Hide visually triggering apps from your homescreen
Don’t know how I missed this post1 from January by Tristan Harris: Distracted in 2016? Reboot Your Phone with Mindfulness.
The whole article is really worth a read, but one section resonated with my empty content calories App diet:
As part of its generous employee perks and benefits, Google stocks its micro-kitchens with seductive snacks and candy so its employees can keep snacking during work. But they ran into a problem: employees found themselves eating more unhealthy snacks than they wanted.
[…]
They made two interventions:
- They put the candy into opaque, white porcelain jars with a lid (while putting alternatives like healthy fruit in see-through glass jars)

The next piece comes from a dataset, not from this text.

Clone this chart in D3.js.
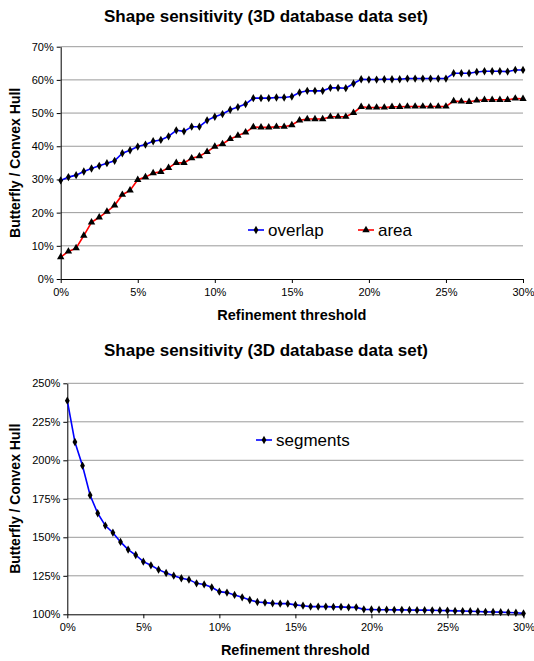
<!DOCTYPE html>
<html>
<head>
<meta charset="utf-8">
<script src="https://cdn.jsdelivr.net/npm/d3@7/dist/d3.min.js"></script>
<style>
  html, body { margin: 0; padding: 0; background: #fff; }
  svg { display: block; font-family: "Liberation Sans", Arial, sans-serif; }
</style>
</head>
<body>
<svg id="chart" width="534" height="661"></svg>
<script>
// ---- Data ----
const chartTitle = "Shape sensitivity (3D database data set)";
const xTitle = "Refinement threshold";
const yTitle = "Butterfly / Convex Hull";

// refinement threshold (%)
const thresholds = [0,0.5,1,1.5,2,2.5,3,3.5,4,4.5,5,5.5,6,6.5,7,7.5,8,8.5,9,9.5,
  10,10.5,11,11.5,12,12.5,13,13.5,14,14.5,15,15.5,16,16.5,17,17.5,18,18.5,19,19.5,
  20,20.5,21,21.5,22,22.5,23,23.5,24,24.5,25,25.5,26,26.5,27,27.5,28,28.5,29,29.5,30];

// top chart series (%)
const overlap = [29.7,30.7,31.3,32.4,33.3,34.1,34.9,35.6,37.9,38.8,39.9,40.5,41.5,41.9,43.0,44.8,44.5,45.9,45.9,47.8,
  48.9,49.7,51.0,51.8,52.7,54.5,54.5,54.5,54.7,54.7,55.0,56.2,56.7,56.7,56.7,57.6,57.6,57.5,58.9,60.2,
  60.1,60.1,60.2,60.2,60.2,60.4,60.4,60.4,60.4,60.4,60.4,62.0,62.0,62.0,62.4,62.6,62.6,62.6,62.5,63.0,63.0];
const area = [6.6,8.3,9.3,13.1,17.1,18.6,20.3,22.2,25.4,26.7,29.9,30.7,31.9,32.3,33.5,35.0,35.0,36.4,37.0,38.3,
  39.9,40.7,42.2,43.2,44.2,45.8,45.7,45.7,45.9,45.9,46.4,47.8,48.2,48.2,48.2,48.9,48.9,48.9,50.1,51.9,
  51.7,51.7,51.7,51.9,51.9,52.0,52.0,52.0,52.0,52.0,52.0,53.6,53.5,53.4,53.8,54.0,54.0,54.0,54.0,54.4,54.3];

// bottom chart series (%)
const segments = [238.7,211.9,196.5,177.3,165.6,157.6,153.0,147.0,142.0,138.5,134.2,131.8,129.0,126.8,125.1,123.4,122.5,120.1,119.4,117.5,
  114.7,114.1,112.6,111.0,109.3,108.0,107.6,107.1,106.9,106.9,106.1,105.6,105.0,105.0,105.0,104.8,104.8,104.5,104.5,103.2,
  103.1,103.0,103.0,102.9,102.9,102.8,102.7,102.7,102.6,102.5,102.4,102.2,102.1,102.0,101.8,101.6,101.5,101.4,101.2,101.0,100.6];

const xTicks = [0,5,10,15,20,25,30];
const yTicksTop = [0,10,20,30,40,50,60,70];
const yTicksBottom = [100,125,150,175,200,225,250];

// ---- Drawing ----
const svg = d3.select("#chart");

function drawPanel(cfg) {
  const g = svg.append("g");
  const x = d3.scaleLinear().domain([0, 30]).range([cfg.x0, cfg.x1]);
  const y = d3.scaleLinear().domain(cfg.yDomain).range([cfg.y0, cfg.y1]);

  // title
  g.append("text").attr("x", 266).attr("y", cfg.titleY)
    .attr("text-anchor", "middle").attr("font-weight", "bold")
    .attr("font-size", "17px").attr("fill", "#000").text(chartTitle);

  // gridlines
  g.append("g").selectAll("line").data(cfg.yTicks.slice(1)).join("line")
    .attr("x1", cfg.x0).attr("x2", cfg.x1)
    .attr("y1", d => y(d)).attr("y2", d => y(d))
    .attr("stroke", "#9a9a9a").attr("stroke-width", 1);

  // y axis
  const yAxis = d3.axisLeft(y).tickValues(cfg.yTicks).tickFormat(d => d + "%")
    .tickSizeInner(4).tickSizeOuter(0).tickPadding(3);
  const ya = g.append("g").attr("transform", `translate(${cfg.x0},0)`).call(yAxis);
  ya.select(".domain").attr("stroke", "#000");
  ya.selectAll(".tick line").attr("stroke", "#000");
  ya.selectAll("text").attr("font-size", "11px").attr("fill", "#000")
    .attr("font-family", "Liberation Sans, Arial, sans-serif");

  // x axis
  const xAxis = d3.axisBottom(x).tickValues(xTicks).tickFormat(d => d + "%")
    .tickSizeInner(4).tickSizeOuter(0).tickPadding(5);
  const xa = g.append("g").attr("transform", `translate(0,${cfg.y0})`).call(xAxis);
  xa.select(".domain").attr("stroke", "#000");
  xa.selectAll(".tick line").attr("stroke", "#000");
  xa.selectAll("text").attr("font-size", "11px").attr("fill", "#000")
    .attr("font-family", "Liberation Sans, Arial, sans-serif");

  // axis titles
  g.append("text").attr("x", (cfg.x0 + cfg.x1) / 2).attr("y", cfg.y0 + 41)
    .attr("text-anchor", "middle").attr("font-weight", "bold").attr("font-size", "14.5px")
    .text(xTitle);
  g.append("text")
    .attr("transform", `translate(20,${(cfg.y0 + cfg.y1) / 2}) rotate(-90)`)
    .attr("text-anchor", "middle").attr("font-weight", "bold").attr("font-size", "14px")
    .text(yTitle);

  // series
  cfg.series.forEach(s => {
    const pts = thresholds.map((t, i) => [x(t), y(s.values[i])]);
    g.append("path").attr("d", d3.line()(pts))
      .attr("fill", "none").attr("stroke", s.color).attr("stroke-width", 1.6);
    g.append("g").selectAll("path").data(pts).join("path")
      .attr("transform", d => `translate(${d[0]},${d[1]})`)
      .attr("d", d3.symbol().type(s.symbol).size(s.symbolSize))
      .attr("fill", "#000");
    // legend
    const lg = g.append("g").attr("transform", `translate(${s.lx},${s.ly})`);
    lg.append("line").attr("x1", 0).attr("x2", 16).attr("y1", 0).attr("y2", 0)
      .attr("stroke", s.color).attr("stroke-width", 1.6);
    lg.append("path").attr("transform", "translate(8,0)")
      .attr("d", d3.symbol().type(s.symbol).size(s.symbolSize)).attr("fill", "#000");
    lg.append("text").attr("x", 20).attr("y", 5.5).attr("font-size", "17px")
      .attr("fill", "#000").text(s.name);
  });
}

drawPanel({
  x0: 60.7, x1: 523, y0: 279, y1: 46.7, yDomain: [0, 70], yTicks: yTicksTop,
  titleY: 22,
  series: [
    { name: "overlap", values: overlap, color: "#0000ff", symbol: d3.symbolDiamond, symbolSize: 20, lx: 248, ly: 230 },
    { name: "area", values: area, color: "#ff0000", symbol: d3.symbolTriangle, symbolSize: 24, lx: 358, ly: 230 }
  ]
});

drawPanel({
  x0: 67.3, x1: 523.5, y0: 614.3, y1: 383.3, yDomain: [100, 250], yTicks: yTicksBottom,
  titleY: 356,
  series: [
    { name: "segments", values: segments, color: "#0000ff", symbol: d3.symbolDiamond, symbolSize: 20, lx: 256, ly: 440 }
  ]
});
</script>
</body>
</html>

- They replaced the candy’s visual packaging with a neutral white placard and neutral font (e.g. “Peanut M & M’s” written in Comic Sans)
[…]
We can do the same for apps on our home screens. Colorful app icons (the blue Facebook [F], or yellow-orange Instagram camera) visually trigger us to unconsciously consume just like candy wrappers.
His recommendation is to place the visually triggering Apps on the second folder page of the second homescreen. I instantly saw the light with this idea. So Tweetbot, Reeder and Instagram are back on the phone… but out of easy reach — and it seems to be working.
I truly think digital dieting is going to be a thing in the upcoming years. Many tecnologies have been competing for attention during the last century (books, newspapers, home movies, videogames, etc), but the bandwidth was so limited — and the costs so high — that it was easy to not be overwhelmed. The smartphone changed everything, and now we have unlimited stimulation for a very low costs (paid in cash or advertisement viewing.